Starting with the first line below, extract each line through the one that contains "GREEN = '#33e61a'", inclusive, excluding pictures.
◇ ◇ ◇ ◇ ◇
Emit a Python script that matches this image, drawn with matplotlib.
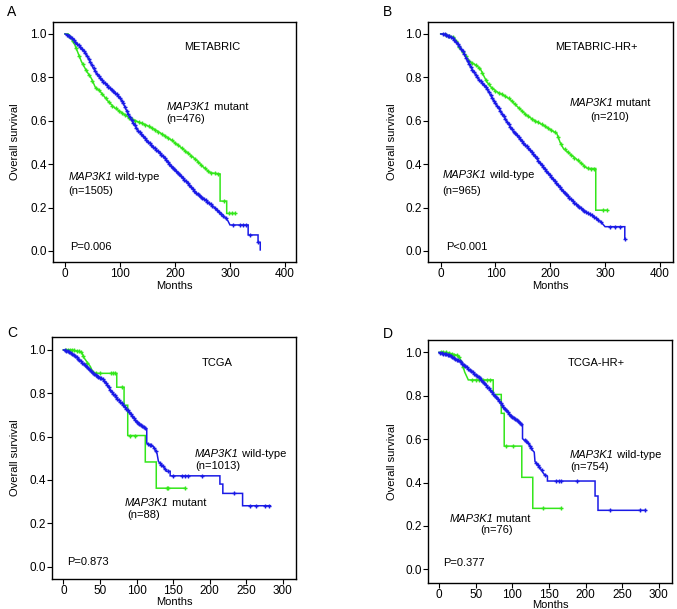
import numpy as np
import matplotlib
matplotlib.use("Agg")
import matplotlib.pyplot as plt
from matplotlib.offsetbox import TextArea, HPacker, AnnotationBbox

plt.rcParams['font.family'] = ['Liberation Sans', 'DejaVu Sans']

BLUE = '#1a1ae6'
GREEN = '#33e61a'

# ---------------- Panel A: METABRIC ----------------
A_wt_t = [0, 6, 15, 21, 30, 36, 42, 50, 58, 70, 82, 91, 100, 106, 115, 124, 133, 148, 163, 179, 194, 209, 224, 239, 255, 270, 287, 296, 300, 333, 333, 351, 351, 355, 355]
A_wt_s = [1.0, 0.995, 0.975, 0.957, 0.935, 0.918, 0.89, 0.85, 0.815, 0.78, 0.75, 0.73, 0.705, 0.68, 0.63, 0.59, 0.555, 0.512, 0.473, 0.435, 0.39, 0.35, 0.31, 0.266, 0.235, 0.204, 0.166, 0.14, 0.12, 0.12, 0.074, 0.074, 0.04, 0.04, 0.005]
A_wt_c = [4, 7, 10, 13, 16, 19, 22, 25, 28, 31, 34, 37, 40, 43, 46, 49, 52, 55, 58, 61, 64, 67, 70, 73, 76, 79, 82, 85, 88, 91, 94, 97, 100, 103, 106, 109, 112, 115, 118, 121, 124, 127, 130, 133, 136, 139, 142, 145, 148, 151, 154, 157, 160, 163, 166, 169, 172, 175, 178, 181, 184, 187, 190, 193, 196, 199, 202, 205, 208, 211, 214, 217, 220, 223, 226, 229, 232, 235, 238, 241, 244, 247, 250, 253, 256, 259, 262, 265, 268, 272, 276, 280, 284, 288, 292, 306, 318, 324, 330, 336, 351]
A_mut_t = [0, 6, 10, 18, 30, 39, 48, 55, 64, 79, 90, 103, 118, 133, 148, 163, 179, 194, 209, 224, 239, 250, 258, 265, 282, 282, 294, 294, 309]
A_mut_s = [1.0, 1.0, 0.985, 0.949, 0.872, 0.83, 0.795, 0.755, 0.735, 0.688, 0.66, 0.638, 0.611, 0.595, 0.58, 0.56, 0.535, 0.51, 0.481, 0.45, 0.419, 0.39, 0.373, 0.36, 0.355, 0.23, 0.23, 0.173, 0.173]
A_mut_c = [8, 14, 20, 26, 32, 38, 44, 50, 56, 62, 68, 74, 80, 86, 92, 98, 104, 110, 116, 122, 128, 134, 140, 146, 152, 158, 164, 170, 176, 182, 188, 194, 200, 206, 212, 218, 224, 230, 236, 242, 248, 254, 260, 266, 272, 278, 290, 298, 303, 309]

# ---------------- Panel B: METABRIC-HR+ ----------------
B_wt_t = [0, 5, 15, 23, 32, 41, 50, 59, 70, 84, 95, 108, 120, 132, 147, 163, 180, 199, 215, 230, 245, 260, 272, 285, 292, 300, 336, 336]
B_wt_s = [1.0, 1.0, 0.99, 0.98, 0.95, 0.918, 0.87, 0.83, 0.79, 0.75, 0.70, 0.65, 0.60, 0.553, 0.51, 0.465, 0.41, 0.35, 0.30, 0.258, 0.22, 0.188, 0.17, 0.149, 0.135, 0.112, 0.112, 0.057]
B_wt_c = [4, 7, 10, 13, 16, 19, 22, 25, 28, 31, 34, 37, 40, 43, 46, 49, 52, 55, 58, 61, 64, 67, 70, 73, 76, 79, 82, 85, 88, 91, 94, 97, 100, 103, 106, 109, 112, 115, 118, 121, 124, 127, 130, 133, 136, 139, 142, 145, 148, 151, 154, 157, 160, 163, 166, 169, 172, 175, 178, 181, 184, 187, 190, 193, 196, 199, 202, 205, 208, 211, 214, 217, 220, 223, 226, 229, 232, 235, 238, 241, 244, 247, 250, 253, 256, 259, 262, 265, 268, 272, 276, 280, 284, 288, 292, 309, 318, 327, 336]
B_mut_t = [0, 5, 15, 23, 30, 35, 45, 53, 62, 72, 78, 84, 92, 102, 113, 126, 140, 157, 172, 187, 200, 212, 218, 224, 239, 254, 265, 269, 283, 283, 303]
B_mut_s = [1.0, 1.0, 0.99, 0.985, 0.96, 0.935, 0.90, 0.872, 0.86, 0.841, 0.81, 0.78, 0.755, 0.734, 0.72, 0.70, 0.665, 0.625, 0.60, 0.58, 0.56, 0.541, 0.50, 0.472, 0.441, 0.41, 0.385, 0.38, 0.38, 0.188, 0.188]
B_mut_c = [10, 16, 22, 28, 34, 40, 46, 52, 58, 64, 70, 76, 82, 88, 94, 100, 106, 112, 118, 124, 130, 136, 142, 148, 154, 160, 166, 172, 178, 184, 190, 196, 202, 208, 214, 220, 226, 232, 238, 244, 250, 256, 262, 268, 274, 280, 297, 303]

# ---------------- Panel C: TCGA ----------------
C_wt_t = [0, 5, 14, 20, 27, 34, 41, 48, 55, 60, 64, 70, 73, 82, 91, 100, 109, 113, 114, 114, 123, 128, 130, 137, 141, 146, 146, 214, 214, 218, 218, 245, 245, 283]
C_wt_s = [1.0, 0.995, 0.977, 0.96, 0.938, 0.915, 0.892, 0.877, 0.862, 0.84, 0.815, 0.79, 0.777, 0.746, 0.708, 0.669, 0.646, 0.635, 0.635, 0.57, 0.554, 0.523, 0.485, 0.461, 0.44, 0.44, 0.419, 0.419, 0.381, 0.381, 0.338, 0.338, 0.281, 0.281]
C_wt_c = [2, 4, 6, 8, 10, 12, 14, 16, 18, 20, 22, 24, 26, 28, 30, 32, 34, 36, 38, 40, 42, 44, 46, 48, 50, 52, 54, 56, 58, 60, 62, 64, 66, 68, 70, 72, 74, 76, 78, 80, 82, 84, 86, 88, 90, 92, 94, 96, 98, 100, 102, 104, 106, 108, 110, 112, 116, 118, 120, 124, 126, 132, 134, 136, 139, 143, 150, 162, 166, 171, 189, 233, 255, 264, 276, 281]
C_mut_t = [0, 12, 25, 28, 32, 37, 41, 73, 73, 83, 83, 88, 88, 112, 112, 127, 127, 166]
C_mut_s = [1.0, 1.0, 0.99, 0.965, 0.946, 0.923, 0.892, 0.892, 0.828, 0.828, 0.745, 0.745, 0.605, 0.605, 0.483, 0.483, 0.362, 0.362]
C_mut_c = [3, 6, 9, 12, 15, 18, 21, 24, 27, 33, 40, 45, 50, 65, 68, 71, 80, 91, 98, 141, 143, 166]

# ---------------- Panel D: TCGA-HR+ ----------------
D_wt_t = [0, 5, 15, 22, 29, 35, 42, 49, 56, 63, 70, 79, 88, 97, 106, 114, 114, 122, 127, 130, 131, 138, 143, 148, 148, 213, 213, 217, 217, 282]
D_wt_s = [1.0, 0.995, 0.988, 0.97, 0.957, 0.94, 0.918, 0.9, 0.88, 0.855, 0.826, 0.788, 0.749, 0.711, 0.688, 0.665, 0.602, 0.582, 0.551, 0.54, 0.497, 0.467, 0.44, 0.429, 0.407, 0.407, 0.338, 0.338, 0.272, 0.272]
D_wt_c = [2, 4, 6, 8, 10, 12, 14, 16, 18, 20, 22, 24, 26, 28, 30, 32, 34, 36, 38, 40, 42, 44, 46, 48, 50, 52, 54, 56, 58, 60, 62, 64, 66, 68, 70, 72, 74, 76, 78, 80, 82, 84, 86, 88, 90, 92, 94, 96, 98, 100, 102, 104, 106, 108, 110, 112, 117, 119, 121, 124, 126, 133, 135, 137, 140, 145, 160, 164, 167, 189, 233, 274, 281]
D_mut_t = [0, 10, 26, 31, 35, 40, 74, 74, 85, 85, 89, 89, 113, 113, 128, 128, 167]
D_mut_s = [1.0, 1.0, 0.985, 0.957, 0.91, 0.873, 0.873, 0.806, 0.806, 0.719, 0.719, 0.568, 0.568, 0.424, 0.424, 0.281, 0.281]
D_mut_c = [3, 6, 10, 14, 18, 21, 24, 27, 33, 45, 50, 55, 60, 65, 70, 91, 101, 142, 167]

x_ticks_AB = [0, 100, 200, 300, 400]
x_ticks_CD = [0, 50, 100, 150, 200, 250, 300]
y_ticks = [0.0, 0.2, 0.4, 0.6, 0.8, 1.0]

fig = plt.figure(figsize=(6.77, 6.09), dpi=100)
W, H = 677.0, 609.0
FS = 8


def add_axes(l, r, t, b):
    return fig.add_axes([l / W, 1 - b / H, (r - l) / W, (b - t) / H])


def draw_curve(ax, t, s, c, color):
    t = np.asarray(t, float); s = np.asarray(s, float)
    ax.plot(t, s, color=color, lw=1.1, solid_joinstyle='miter', zorder=3)
    c = np.asarray(c, float)
    ax.plot(c, np.interp(c, t, s), linestyle='none', marker='+', ms=3.5,
            mew=1.0, color=color, zorder=3)


def style(ax, xlim, ylim, xticks):
    ax.set_xlim(*xlim); ax.set_ylim(*ylim)
    ax.set_xticks(xticks); ax.set_yticks(y_ticks)
    ax.set_yticklabels(['%.1f' % v for v in y_ticks])
    ax.tick_params(direction='out', length=3.5, width=0.8, labelsize=8.5, pad=0.8)
    for sp in ax.spines.values():
        sp.set_linewidth(1.0)


def label(ax, ylx, xly):
    ax.text(ylx, 0.5, 'Overall survival', rotation=90, transform=ax.transAxes,
            ha='center', va='center', fontsize=FS)
    ax.text(0.5, xly, 'Months', transform=ax.transAxes, ha='center', va='center', fontsize=FS)


def gene_text(ax, x, y, rest, halign=0.0):
    parts = [TextArea('MAP3K1', textprops=dict(fontsize=FS, style='italic')),
             TextArea(rest, textprops=dict(fontsize=FS))]
    box = HPacker(children=parts, align='baseline', pad=0, sep=0)
    ab = AnnotationBbox(box, (x, y), xycoords='data', box_alignment=(halign, 0.5),
                        frameon=False, pad=0, zorder=5)
    ax.add_artist(ab)


def txt(ax, x, y, s, ha='left'):
    ax.text(x, y, s, ha=ha, va='center', fontsize=FS)


# Panel A
axA = add_axes(53, 296, 22, 262)
draw_curve(axA, A_mut_t, A_mut_s, A_mut_c, GREEN)
draw_curve(axA, A_wt_t, A_wt_s, A_wt_c, BLUE)
style(axA, (-21.8, 420), (-0.0507, 1.055), x_ticks_AB)
label(axA, -0.156, -0.1)
txt(axA, 267, 0.94, 'METABRIC', 'center')
gene_text(axA, 185, 0.665, ' mutant')
txt(axA, 185, 0.61, '(n=476)')
gene_text(axA, 6, 0.342, ' wild-type')
txt(axA, 6, 0.278, '(n=1505)')
txt(axA, 10, 0.02, 'P=0.006')

# Panel B
axB = add_axes(428, 673, 22, 262)
draw_curve(axB, B_mut_t, B_mut_s, B_mut_c, GREEN)
draw_curve(axB, B_wt_t, B_wt_s, B_wt_c, BLUE)
style(axB, (-23.2, 424), (-0.0507, 1.055), x_ticks_AB)
label(axB, -0.148, -0.1)
txt(axB, 283.5, 0.94, 'METABRIC-HR+', 'center')
gene_text(axB, 309, 0.683, ' mutant', 0.5)
txt(axB, 309, 0.616, '(n=210)', 'center')
gene_text(axB, 3.5, 0.35, ' wild-type')
txt(axB, 3.5, 0.278, '(n=965)')
txt(axB, 10, 0.02, 'P<0.001')

# Panel C
axC = add_axes(52, 296, 336.7, 579)
draw_curve(axC, C_mut_t, C_mut_s, C_mut_c, GREEN)
draw_curve(axC, C_wt_t, C_wt_s, C_wt_c, BLUE)
style(axC, (-15.5, 318), (-0.057, 1.061), x_ticks_CD)
label(axC, -0.152, -0.096)
txt(axC, 210, 0.939, 'TCGA', 'center')
gene_text(axC, 180, 0.52, ' wild-type')
txt(axC, 180, 0.466, '(n=1013)')
gene_text(axC, 84, 0.292, ' mutant')
txt(axC, 88, 0.238, '(n=88)')
txt(axC, 4.6, 0.023, 'P=0.873')

# Panel D
axD = add_axes(428, 672, 340, 583)
draw_curve(axD, D_mut_t, D_mut_s, D_mut_c, GREEN)
draw_curve(axD, D_wt_t, D_wt_s, D_wt_c, BLUE)
style(axD, (-15, 318), (-0.063, 1.057), x_ticks_CD)
label(axD, -0.149, -0.09)
txt(axD, 215, 0.949, 'TCGA-HR+', 'center')
gene_text(axD, 178.7, 0.527, ' wild-type')
txt(axD, 178.7, 0.473, '(n=754)')
gene_text(axD, 14, 0.23, ' mutant')
txt(axD, 56, 0.181, '(n=76)')
txt(axD, 6, 0.028, 'P=0.377')

# Panel letters
for s, x, y in [('A', 12, 12), ('B', 388, 12), ('C', 12, 333), ('D', 388, 334)]:
    fig.text(x / W, 1 - y / H, s, ha='center', va='center', fontsize=10)

fig.savefig('out.png', dpi=100)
◇ ◇ ◇ ◇ ◇
### [Written response]
Emit a Python script that matches this image, drawn with matplotlib.
import numpy as np
import matplotlib
matplotlib.use("Agg")
import matplotlib.pyplot as plt
from matplotlib.offsetbox import TextArea, HPacker, AnnotationBbox

plt.rcParams['font.family'] = ['Liberation Sans', 'DejaVu Sans']

BLUE = '#1a1ae6'
GREEN = '#33e61a'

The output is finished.